Cuanto más se acelera esta espiral, mayor suele ser la distorsión de las expectativas de las empresas, que asumen que el dinero barato es para siempre, que la burbuja de inmuebles y activos financieros nunca estallará y que es hasta beneficioso arrastrar una deuda descomunal, porque las condiciones de financiación son buenísimas y sus competidores hacen lo mismo. Lo que era una maratón olímpica ha degenerado en una carrera donde casi todos los atletas corren dopados. Peor aún: en esta competición cada vez serán menos los que creen que pueden ganar sin doparse.
Pero entonces, si los tipos de interés bajos pueden llegar a ser tan peligrosos para las empresas, ¿por qué parecen tan dispuestos a correr el riesgo los banqueros centrales de la Unión Europea y Estados Unidos? ¿Por qué han tomado este verano esas decisiones?

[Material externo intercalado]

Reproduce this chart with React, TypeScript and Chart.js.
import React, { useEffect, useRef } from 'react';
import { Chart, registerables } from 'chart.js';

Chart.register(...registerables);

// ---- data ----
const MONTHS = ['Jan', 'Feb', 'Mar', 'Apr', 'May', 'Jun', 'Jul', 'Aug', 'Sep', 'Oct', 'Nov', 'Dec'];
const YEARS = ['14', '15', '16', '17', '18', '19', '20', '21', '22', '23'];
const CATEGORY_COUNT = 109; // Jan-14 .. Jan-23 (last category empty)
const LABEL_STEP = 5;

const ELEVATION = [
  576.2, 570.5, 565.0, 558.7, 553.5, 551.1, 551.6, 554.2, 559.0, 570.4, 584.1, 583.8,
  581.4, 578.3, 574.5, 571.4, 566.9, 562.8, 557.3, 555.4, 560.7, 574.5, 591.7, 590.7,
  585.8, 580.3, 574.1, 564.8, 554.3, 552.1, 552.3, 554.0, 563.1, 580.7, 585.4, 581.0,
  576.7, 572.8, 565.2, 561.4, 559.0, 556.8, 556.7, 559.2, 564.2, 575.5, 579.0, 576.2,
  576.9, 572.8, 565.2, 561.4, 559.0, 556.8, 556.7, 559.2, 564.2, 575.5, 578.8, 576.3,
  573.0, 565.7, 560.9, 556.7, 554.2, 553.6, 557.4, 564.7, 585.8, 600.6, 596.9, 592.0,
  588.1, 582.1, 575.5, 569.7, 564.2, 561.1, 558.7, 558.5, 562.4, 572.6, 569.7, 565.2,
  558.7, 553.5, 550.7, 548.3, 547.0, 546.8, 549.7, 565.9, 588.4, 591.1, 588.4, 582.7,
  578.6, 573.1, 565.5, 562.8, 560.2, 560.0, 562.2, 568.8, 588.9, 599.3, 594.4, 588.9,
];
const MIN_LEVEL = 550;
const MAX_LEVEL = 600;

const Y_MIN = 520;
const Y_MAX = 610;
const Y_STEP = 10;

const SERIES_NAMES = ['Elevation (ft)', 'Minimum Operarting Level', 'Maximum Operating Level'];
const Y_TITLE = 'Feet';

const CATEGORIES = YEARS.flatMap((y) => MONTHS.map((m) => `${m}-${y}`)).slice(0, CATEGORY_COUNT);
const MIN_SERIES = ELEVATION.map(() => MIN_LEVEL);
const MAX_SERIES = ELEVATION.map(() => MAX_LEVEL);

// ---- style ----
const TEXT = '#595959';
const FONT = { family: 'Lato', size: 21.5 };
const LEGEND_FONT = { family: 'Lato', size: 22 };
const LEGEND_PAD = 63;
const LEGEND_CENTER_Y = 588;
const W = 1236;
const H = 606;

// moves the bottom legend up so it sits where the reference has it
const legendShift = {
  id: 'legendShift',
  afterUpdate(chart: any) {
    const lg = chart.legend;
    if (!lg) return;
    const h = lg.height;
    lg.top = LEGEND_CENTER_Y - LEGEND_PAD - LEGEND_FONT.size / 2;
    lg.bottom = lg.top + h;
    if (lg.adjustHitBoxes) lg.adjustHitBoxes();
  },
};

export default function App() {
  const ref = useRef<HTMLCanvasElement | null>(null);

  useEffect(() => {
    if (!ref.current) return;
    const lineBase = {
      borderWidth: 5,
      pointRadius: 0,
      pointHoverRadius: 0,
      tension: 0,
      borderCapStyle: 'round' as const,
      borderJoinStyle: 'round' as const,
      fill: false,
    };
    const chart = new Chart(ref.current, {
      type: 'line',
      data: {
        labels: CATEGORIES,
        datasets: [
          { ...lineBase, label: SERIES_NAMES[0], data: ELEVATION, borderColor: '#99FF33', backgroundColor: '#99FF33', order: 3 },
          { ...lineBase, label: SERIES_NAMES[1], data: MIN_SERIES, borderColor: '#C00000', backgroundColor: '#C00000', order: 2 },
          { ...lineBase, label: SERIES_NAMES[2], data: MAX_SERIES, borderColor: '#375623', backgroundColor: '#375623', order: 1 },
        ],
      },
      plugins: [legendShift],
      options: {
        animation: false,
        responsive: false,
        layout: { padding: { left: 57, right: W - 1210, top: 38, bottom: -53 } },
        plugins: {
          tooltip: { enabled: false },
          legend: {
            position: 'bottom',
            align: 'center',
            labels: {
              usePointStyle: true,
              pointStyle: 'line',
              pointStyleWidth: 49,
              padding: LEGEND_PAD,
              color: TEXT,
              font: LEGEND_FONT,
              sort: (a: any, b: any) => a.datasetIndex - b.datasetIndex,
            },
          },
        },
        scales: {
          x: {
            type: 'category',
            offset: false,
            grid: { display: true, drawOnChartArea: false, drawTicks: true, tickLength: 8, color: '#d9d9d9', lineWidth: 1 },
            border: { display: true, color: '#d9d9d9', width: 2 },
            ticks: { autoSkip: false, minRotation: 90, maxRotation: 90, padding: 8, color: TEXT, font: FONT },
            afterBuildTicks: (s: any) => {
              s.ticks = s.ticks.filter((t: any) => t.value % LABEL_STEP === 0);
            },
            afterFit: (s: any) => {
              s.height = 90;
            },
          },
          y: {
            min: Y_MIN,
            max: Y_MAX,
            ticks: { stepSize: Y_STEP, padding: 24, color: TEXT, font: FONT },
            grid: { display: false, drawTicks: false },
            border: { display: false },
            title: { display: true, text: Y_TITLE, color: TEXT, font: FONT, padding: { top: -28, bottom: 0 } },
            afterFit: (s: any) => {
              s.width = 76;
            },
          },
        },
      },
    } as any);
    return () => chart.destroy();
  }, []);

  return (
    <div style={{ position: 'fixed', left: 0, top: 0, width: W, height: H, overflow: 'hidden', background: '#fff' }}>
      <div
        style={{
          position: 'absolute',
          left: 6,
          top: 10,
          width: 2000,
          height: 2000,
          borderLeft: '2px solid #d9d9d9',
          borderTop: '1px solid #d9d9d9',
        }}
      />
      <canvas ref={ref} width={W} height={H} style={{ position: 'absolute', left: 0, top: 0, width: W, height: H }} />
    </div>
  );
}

Probablemente, porque les preocupan más las incógnitas internacionales y lo que puede significar el enfriamiento de las economías europea y americana durante el segundo trimestre. Además, no esperan que los tipos bajos encarezcan o reduzcan sustancialmente el crédito, ni que las entidades financieras provoquen una burbuja ‘regalando’ la financiación. La amenaza no es tanto que los precios se disparen, sino que no vuelvan a crecer saludablemente. Por si esto fuera poco, en Washington saben que las empresas europeas están compitiendo con las americanas de la mano de una financiación más barata. La primera potencia mundial lleva subiendo los tipos desde diciembre de 2015 y la eurozona no ha hecho lo mismo. La Fed iba a reaccionar, en algún momento, ante el doping de sus adversarios.